Jurisprudência:
Desconformidade face ao contrato de compra e venda de um automóvel
I – A existência de um contrato de compra e venda de um automóvel usado celebrado entre um profissional (o réu vendedor) e um consumidor ou comprador não profissional (o autor comprador), ou seja, uma pessoa singular que adquire a fornecedor profissional bens ou serviços para uso não profissional (artº, 2 nº 1, da Lei nº 24/96, de 31/07 (Lei de Defesa do Consumidor – LDC), configura um contrato de compra e venda de bem de consumo e só para esse caso é que vale o regime jurídico específico da venda de bens de consumo (artºs 1 nº 1, 1-A do Decreto-Lei nº 67/2003, na redacção do artº 1 do Decreto-Lei nº 84/2008, de 21 de Maio);
II – A manifesta “desconformidade face ao contrato de compra e venda” celebrado pelas partes, resultante da discrepância entre a comprovada real quilometragem da viatura muito antes da data em que foi vendida ao apelante, confere ao autor (comprador consumidor) o direito de resolução contratual previsto no aludido artº 4º do DL nº 67/2003;
III – A regra de que a resolução tem eficácia retroactiva (nº 1 do artº 434º, do CC), sendo equiparada, quanto aos efeitos, à nulidade ou anulabilidade (artigo 433º), tem de ser conjugada com diversos preceitos que se destinam justamente a evitar que, por essa via, uma das partes enriqueça, injustificadamente, à custa da outra;
Assim resulta, por exemplo, do disposto no nº 2 do artigo 432º, do nº 2 do artigo 434º (cujo espírito, segundo Calvão da Silva – op. cit., pág. 85 – pode justificar a redução do valor a restituir por força da resolução, em caso de utilização do bem pelo consumidor) ou nos nºs 1 e 3 do artigo 289º e no artigo 290º.

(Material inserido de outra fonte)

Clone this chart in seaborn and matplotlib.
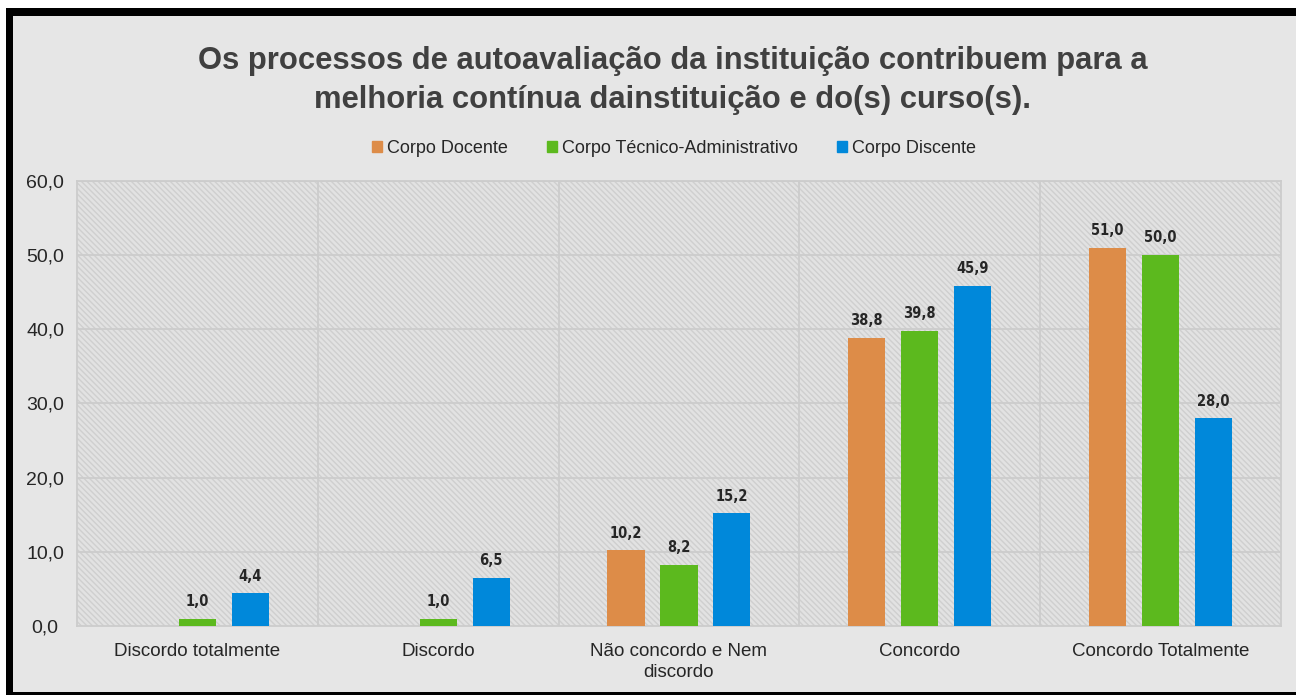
import matplotlib
matplotlib.use("Agg")
import matplotlib.pyplot as plt
from matplotlib.patches import Rectangle
import numpy as np
import pandas as pd
import seaborn as sns

categorias = ["Discordo totalmente", "Discordo", "Não concordo e Nem\ndiscordo",
              "Concordo", "Concordo Totalmente"]
grupos = ["Corpo Docente", "Corpo Técnico-Administrativo", "Corpo Discente"]
docente = [np.nan, np.nan, 10.2, 38.8, 51.0]
tecnico = [1.0, 1.0, 8.2, 39.8, 50.0]
discente = [4.4, 6.5, 15.2, 45.9, 28.0]
cores = ["#dd8c48", "#5cb91e", "#0088da"]
titulo = ("Os processos de autoavaliação da instituição contribuem para a\n"
          "melhoria contínua dainstituição e do(s) curso(s).")

df = pd.DataFrame({
    "Categoria": categorias * 3,
    "Grupo": [g for g in grupos for _ in categorias],
    "Valor": docente + tecnico + discente,
})

sns.set_style("white")
plt.rcParams["font.family"] = ["Liberation Sans Narrow", "Liberation Sans", "DejaVu Sans"]
plt.rcParams["hatch.color"] = "#cfcfcf"
plt.rcParams["hatch.linewidth"] = 1.0

fig = plt.figure(figsize=(12.96, 6.95), dpi=100)
fig.patch.set_facecolor("white")
# fundo cinza com moldura preta
fig.patches.append(Rectangle((0.0085, 0.0), 0.995, 0.978, transform=fig.transFigure,
                             facecolor="#e6e6e6", edgecolor="none", zorder=-2))
for r in [(0.0046, 0.9770, 1.0, 0.0115), (0.0046, 0.0, 0.0054, 0.988),
          (0.0046, 0.0, 1.0, 0.0045)]:
    fig.patches.append(Rectangle(r[:2], r[2], r[3], transform=fig.transFigure,
                                 facecolor="black", edgecolor="none", zorder=-1))

ax = fig.add_axes([0.0594, 0.0993, 0.9290, 0.6403])
ax.set_facecolor("#e2e2e2")
ax.add_patch(Rectangle((0, 0), 1, 1, transform=ax.transAxes, facecolor="#e2e2e2",
                       edgecolor="#cfcfcf", hatch="\\\\\\\\\\\\", linewidth=0, zorder=0))

sns.barplot(data=df, x="Categoria", y="Valor", hue="Grupo", palette=cores,
            width=0.66, gap=0.3, ax=ax, zorder=3, legend=False, saturation=1,
            linewidth=0)

ax.set_ylim(0, 60)
ax.set_xlim(-0.5, 4.5)
ax.set_yticks(np.arange(0, 61, 10))
ax.set_yticklabels([f"{v:.1f}".replace(".", ",") for v in np.arange(0, 61, 10)],
                   fontsize=14, color="#262626")
ax.tick_params(axis="x", labelsize=13.5, colors="#262626", length=0, pad=12)
ax.tick_params(axis="y", length=0, pad=23)
for lbl in ax.get_yticklabels():
    lbl.set_horizontalalignment("center")
for lbl in ax.get_xticklabels():
    lbl.set_linespacing(1.35)
ax.set_xlabel("")
ax.set_ylabel("")
for y in np.arange(10, 61, 10):
    ax.axhline(y, color="#cccccc", linewidth=1.3, zorder=1)
for x in np.arange(0.5, 4.5, 1):
    ax.axvline(x, color="#cccccc", linewidth=1.3, zorder=1)
for s in ax.spines.values():
    s.set_color("#cccccc")
    s.set_linewidth(1.3)

for cont in ax.containers:
    labels = ["" if np.isnan(v) else f"{v:.1f}".replace(".", ",") for v in cont.datavalues]
    ax.bar_label(cont, labels=labels, padding=7, fontsize=10.5, fontweight="bold",
                 color="#262626", family=["DejaVu Sans"], fontstretch="condensed")

fig.text(0.519, 0.884, titulo, ha="center", va="center", fontsize=22.3,
         fontweight="bold", color="#404040", linespacing=1.4,
         family=["Liberation Sans", "DejaVu Sans"])

handles = [Rectangle((0, 0), 1, 1, color=c) for c in cores]
fig.legend(handles, grupos, loc="center", bbox_to_anchor=(0.52, 0.787), ncol=3,
           frameon=False, fontsize=13, handlelength=0.55, handleheight=0.55,
           handletextpad=0.25, columnspacing=2.2)

fig.savefig("out.png", dpi=100, facecolor=fig.get_facecolor())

IV – Não sendo, no caso, possível ao autor restituir ao demandado o automóvel ZN no estado em lhe foi entregue, deverá ser deduzido do preço a restituir a desvalorização da viatura decorrente da utilização desta durante cerca de um ano, cuja determinação se remete para liquidação (incidente regulado no artº 358º e seguintes do CPC).